Democratizing the nomination process has, by contrast, encouraged presidents to think they can draw on the raw and unfiltered will of the people to promote their agendas. Yet the separation of powers instructs otherwise, both because Congress, too, represents the people—represents it differently, more subtly, more diffusely—and because, as James Madison reminds us in Federalist 10, we operate under the republican rather than the democratic principle, the difference being a government in which “the scheme of representation takes place.”

Allowing the convention to act as what George F. Will incisively calls a “deliberative body” would also be the closest approximation of testing the eventual nominee’s capacity to share a sandbox with others who have also been chosen by ballot, who represent a diversity of interests in all their maddening parochiality, and who focus the public’s views. Significantly, Trump has been trounced in caucuses, which the process-obsessed media sees as a test of his organizational skills.

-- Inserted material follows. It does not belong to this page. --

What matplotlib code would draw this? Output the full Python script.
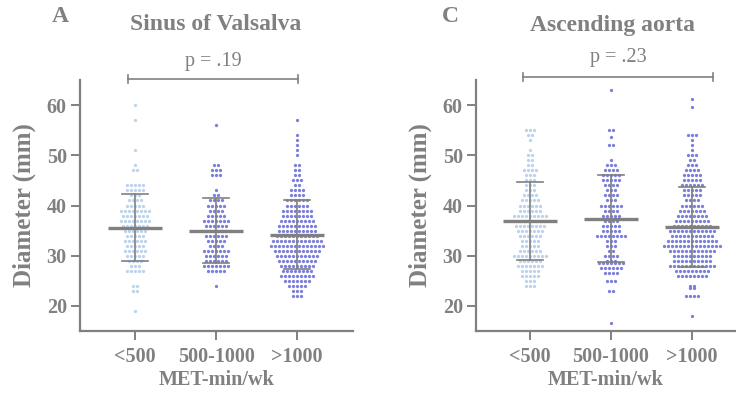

They may more accurately be a test of his ability to survive settings in which people stop and think before voting.

People Change Their Minds Before Making a Better Final Decision

Stopping and thinking is also why the parties should encourage nominating conventions rather than frontload the primary calendar in attempts to crown nominees early. This may help nominees win—may—but it does not prepare them to govern. The reason it only “may” help them win is that, like most democracy fetishes, unleashing the immediate popular will in this case does little to reflect genuine popular will. That is true in two senses: one practical, the other theoretical.

The practical sense is that primary electorates, which are sharply partisan, tend to choose nominees at the ideological edges, leaving more moderate general-election voters fewer choices appealing to them. Fair enough: Those who vote decide.

The theoretical problem, though, arises from the conception of public opinion itself. For Madison, genuine popular will was enduring popular will, which in turn tended—as passions cooled—to align with long-term public interest. Thus Madison, in the course of theorizing the party system—by which he meant to mobilize public opinion in the first place—nonetheless noted that it had to be settled to govern:

As there are cases where the public opinion must be obeyed by the government; so there are cases, where not being fixed, it may be influenced by the government. This distinction, if kept in view, would prevent or decide many debates on the respect due from the government to the sentiments of the people.

What is true for governments is also true for parties. Public opinion about Trump can scarcely be considered settled in a combative primary season that will hardly have been settled at the wire. The party has every right—every responsibility—to exert institutional influence, which is merely a gentler word for what it ought to have been exercising all along: leadership.

One suspects this is precisely what Trump, a career-long and Olympian rent-seeker who has suddenly discovered the virtues of a level field, views as rigged. This is Trump-speak for whatever does not serve Trump’s interests. But this is also exactly why a contested convention would be so instructive for him. If he thinks the nomination system is rigged to impede his success, just wait until he sees the Constitution he apparently has yet to read.